Back then, business was booming. The photo of Rose after holing the improbable wedge shot, looking skyward with arms extended as his ball plopped into the cup, was splashed across every British paper. He was an overnight sensation, fresh-scrubbed and English proper, the anti-Amy Winehouse.

It seemed a moment he would embrace forever. Yet what seemed like a launching point became full-blown systemic failure. Liftoff was aborted.

"It was a whole different experience," he said. "Obviously, now I'll go there and finish fourth and do it in a whole different manner, whereas that week it was flying by the seat of your pants, going with the flow."

Or the ebb, as it were. It was the last highlight, really, in a two-year span in which Rose went from anointed to disappointed in the blink of a British eye. Tournaments fell all over themselves to offer exemptions after he turned pro, trying to ride his cresting wave of publicity, but Rose clearly wasn't ready for the big leagues. He missed the cut in all six European Tour events in 1998.

It only got worse from there. Eventually, his phone calls no longer were returned. It was becoming clear that Rose's countryman, Mister Dickens, could have been talking about his Birkdale experience when he penned the phrase, "it was the best of times, it was the worst of times."

"I think it was obviously an incredible week and a fairy-tale ending, and it's much easier for me to sit here, (ninth) in the world, say, and to say I don't regret anything that happened that week," he said. "But I think for a significant period of time, it probably distorted my view of my game and everybody else's view of my game, and probably made things a lot harder.

"But again, it created so many opportunities for me that were good and bad that obviously I learned from, and I think made me stronger and ultimately helped me become a better player, probably because of all that."

Subtract the "probably" and we're in total agreement. Nine years after Birkdale, Rose captured the 2007 European Tour money title and began to play to his potential. Through the travails, he purposely stayed away from Birkdale, even when he was in the neighborhood on the European circuit's developmental tour. The royal reunion could wait.

"I was playing a Challenge Tour event at Formby Hall, close by," he said. "And so much bad stuff had happened I suppose afterwards, I felt like, I didn't want to go in and make too much of a fuss. I just kind of wanted to skulk away quietly, really and not make a nuisance of myself. That's why I waited."

Northern Ireland's Rory McIlroy, another promising amateur who turned pro last year at 18, asked for his sage advice, and Rose gave him some blunt answers -- ones he needed to hear from a voice of experience.

"I told him, yeah, listen, turn pro, that's great, no problem," Rose said. "As an amateur, I think that's maybe only a certain level you can get to because you don't play enough tournaments.

"My point of view is don't put too much pressure on yourself too early. That's what I did -- 17 years old, I thought I had to have a tour card and be out playing with the bigger guys all the time. But as long as you're still getting better and better and better, that's ultimately all that matters at that stage, and 17, 18, 19, as long as you're improving, that's all you need to be doing."

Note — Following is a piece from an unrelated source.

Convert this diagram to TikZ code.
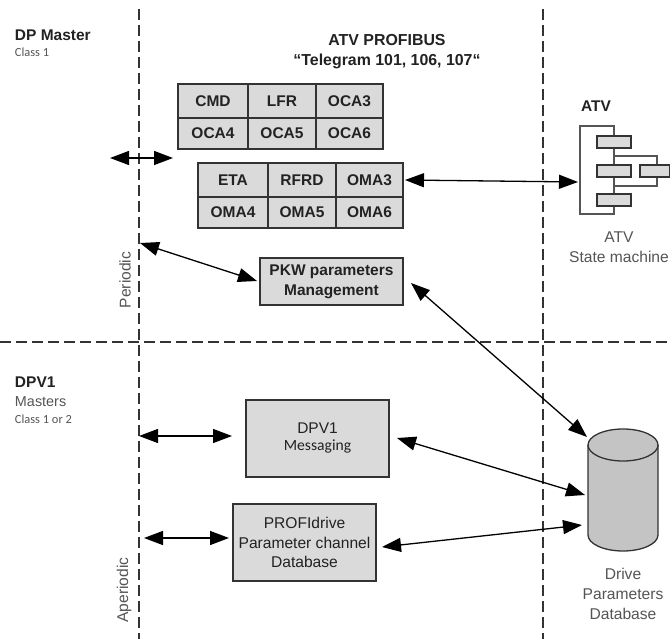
\documentclass[tikz,border=0pt]{standalone}
\usepackage{fontspec}
\setmainfont{Liberation Sans}
\newfontfamily\carl{Carlito}
\usetikzlibrary{arrows.meta,shapes.geometric}
\definecolor{boxgray}{HTML}{DADADA}
\definecolor{linegray}{HTML}{333333}
\definecolor{txt}{HTML}{222222}
\definecolor{softtxt}{HTML}{555555}
\tikzset{
  x=1pt,y=-1pt,
  every node/.style={inner sep=0pt,outer sep=0pt,text=txt},
  divider/.style={draw=linegray,line width=1.3pt,dash pattern=on 11pt off 5pt},
  cell/.style={draw=linegray,fill=boxgray,line width=1.2pt,anchor=north west,align=center,font=\bfseries\fontsize{15.5}{20}\selectfont},
  msgbox/.style={draw=linegray,fill=boxgray,line width=1.2pt,anchor=north west,align=center},
  link/.style={draw=black,line width=1.3pt,{Triangle[length=19pt,width=14pt]}-{Triangle[length=19pt,width=14pt]}},
  smallbox/.style={draw=linegray,fill=boxgray,line width=1.4pt,anchor=north west,minimum width=34pt,minimum height=12pt},
  iconline/.style={draw=softtxt,line width=1.1pt},
  softcap/.style={align=center,text=softtxt,font=\fontsize{15.6}{20}\selectfont}
}
\begin{document}
\begin{tikzpicture}
\useasboundingbox (0,0) rectangle (670,639);
\fill[white] (0,0) rectangle (670,639);
% dividers
\coordinate (v1t) at (139,9); \coordinate (v1b) at (139,639);
\coordinate (v2t) at (543,9); \coordinate (v2b) at (543,639);
\coordinate (hl) at (0,342); \coordinate (hr) at (670,342);
\draw[divider] (v1t) -- (v1b);
\draw[divider] (v2t) -- (v2b);
\draw[divider] (hl) -- (hr);
% labels
\node[anchor=west,font=\bfseries\fontsize{15.5}{18}\selectfont] (dpm) at (15,35) {DP Master};
\node[anchor=west,text=softtxt,font=\carl\fontsize{12.4}{13}\selectfont] (cl1) at (15,52) {Class 1};
\node[anchor=west,font=\bfseries\fontsize{15.5}{18}\selectfont] (dpv) at (15,382) {DPV1};
\node[anchor=west,text=softtxt,font=\fontsize{14.4}{16}\selectfont] (mst) at (15,402) {Masters};
\node[anchor=west,text=softtxt,font=\carl\fontsize{12.4}{13}\selectfont] (cl12) at (15,419) {Class 1 or 2};
\node[align=center,font=\bfseries\fontsize{15.9}{20}\selectfont] (title) at (387,52) {ATV PROFIBUS\\“Telegram 101, 106, 107“};
\node[anchor=west,font=\bfseries\fontsize{15.5}{18}\selectfont] (atv) at (581,106) {ATV};
\node[rotate=90,softcap] (per) at (125,280) {Periodic};
\node[rotate=90,softcap] (aper) at (124,590) {Aperiodic};
% tables
\foreach \nm/\txt/\px/\py/\w/\h in {
 c1/CMD/178/84/70/34, c2/LFR/248/84/68/34, c3/OCA3/316/84/67/34,
 c4/OCA4/178/118/70/31, c5/OCA5/248/118/68/31, c6/OCA6/316/118/67/31,
 d1/ETA/198/163/70/34, d2/RFRD/268/163/68/34, d3/OMA3/336/163/67/34,
 d4/OMA4/198/197/70/31, d5/OMA5/268/197/68/31, d6/OMA6/336/197/67/31}
 \node[cell,minimum width=\w pt,minimum height=\h pt] (\nm) at (\px,\py) {\txt};
% boxes
\node[cell,minimum width=143pt,minimum height=47pt] (pkw) at (260,258) {PKW parameters\\Management};
\node[msgbox,minimum width=143pt,minimum height=77pt] (msg) at (246,400) {\raisebox{4pt}{\begin{tabular}{@{}c@{}}{\fontsize{15.5}{20}\selectfont DPV1}\\[2pt]{\carl\fontsize{15.6}{20}\selectfont Messaging}\end{tabular}}};
\node[msgbox,minimum width=143pt,minimum height=77pt,font=\fontsize{15.6}{19.5}\selectfont] (prof) at (233,504) {PROFIdrive\\Parameter channel\\Database};
% ATV icon
\coordinate (b1) at (614,126); \coordinate (b2) at (580,126); \coordinate (b3) at (580,214); \coordinate (b4) at (614,214);
\draw[iconline] (b1) -- (b2) -- (b3) -- (b4) -- cycle;
\coordinate (e1) at (614,156); \coordinate (e2) at (657,156); \coordinate (e3) at (657,186); \coordinate (e4) at (614,186);
\draw[iconline] (e1) -- (e2) -- (e3) -- (e4);
\node[smallbox] (s1) at (597,136) {};
\node[smallbox] (s2) at (597,165) {};
\node[smallbox] (s3) at (597,194) {};
\node[smallbox,minimum width=30pt] (s4) at (640,165) {};
\node[softcap] (atvc) at (619,247) {ATV\\State machine};
% cylinder
\node[softcap] (dbc) at (623,594) {Drive\\Parameters\\Database};
\path[fill=boxgray!90!black,draw=linegray,line width=1.3pt] (588,445) -- (588,535) arc[start angle=180,end angle=360,x radius=35,y radius=-16] -- (658,445);
\path[fill=boxgray!90!black,draw=linegray,line width=1.3pt] (623,445) ellipse[x radius=35,y radius=16];
\coordinate (cylA) at (587,437); \coordinate (cylB) at (585,495); \coordinate (cylC) at (582,525);
% arrows
\coordinate (a1l) at (110,158); \coordinate (a1r) at (173,158);
\coordinate (a2r) at (578,182);
\coordinate (a3l) at (140,243);
\coordinate (a4) at (411,283);
\coordinate (a5) at (397,438);
\coordinate (a6) at (382,547);
\coordinate (a7l) at (139,436); \coordinate (a7r) at (232,436);
\coordinate (a8l) at (144,538); \coordinate (a8r) at (229,538);
\draw[link] (a1l) -- (a1r);
\coordinate (a2l) at ([xshift=2pt]d3.east);
\draw[link] (a2l) -- (a2r);
\coordinate (pk) at (257,281);
\draw[link] (a3l) -- (pk);
\draw[link] (a4) -- (cylA);
\draw[link] (a5) -- (cylB);
\draw[link] (a6) -- (cylC);
\draw[link] (a7l) -- (a7r);
\draw[link] (a8l) -- (a8r);
\end{tikzpicture}
\end{document}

His improvement was measured with an eye-dropper over those 21 miserable starts. Now that he's evolved into a flame-broiled world-class player -- he has the third-best odds of winning this week, according to Las Vegas bookmakers -- he can harken back to the darkness as a source of strength. "What I felt like I got out of that experience was just the fighting," he said. "I had to really dig myself out from a pretty big hole that I made for myself, so I guess that's where that comes from and that's where I feel like I've gained from that whole thing."

From hole to whole? I like the lyrical bent. When the time finally came to return to Birkdale, Rose said he was "reticent," a term he used five weeks ago when the Times of London talked him into playing the 18th hole, on camera, for a video posting to be placed on the paper's website. Rose was asked to duplicate the wedge shot and declined.

It was something of a lucky shot, Rose insisted, and he'd look foolish if he didn't knock the ball close to the hole during the recreation. A few yards later, as he walked the hole, Rose relented.

Rose eyeballed the shot: Same club, same distance, to a marker set in the same location as the 72nd-hole flag in 1998. The Times gave him five balls to lob at the marker. The first four were knocked respectably close, and on the fifth try, the ball took a hop and bounced off the marker -- it would have surely gone into the cup, had there been one.

In a spontaneous move, Rose raised his hands and looked skyward -- exactly as he had a decade earlier when standing in the same spot.

A few moments earlier, standing on the 18th tee, he'd tried his best to describe his emotions as he was vocally carried around the course by the English fans, and his last hole as an amateur player.

"The situation being like it was, to finish like that it was going to be a one-in-a-million shot," he said. "I would have to win this tournament for me to overcome that feeling of elation."

Ten years later, despite two seasons in professional Hades, nobody is disputing the latter possibility.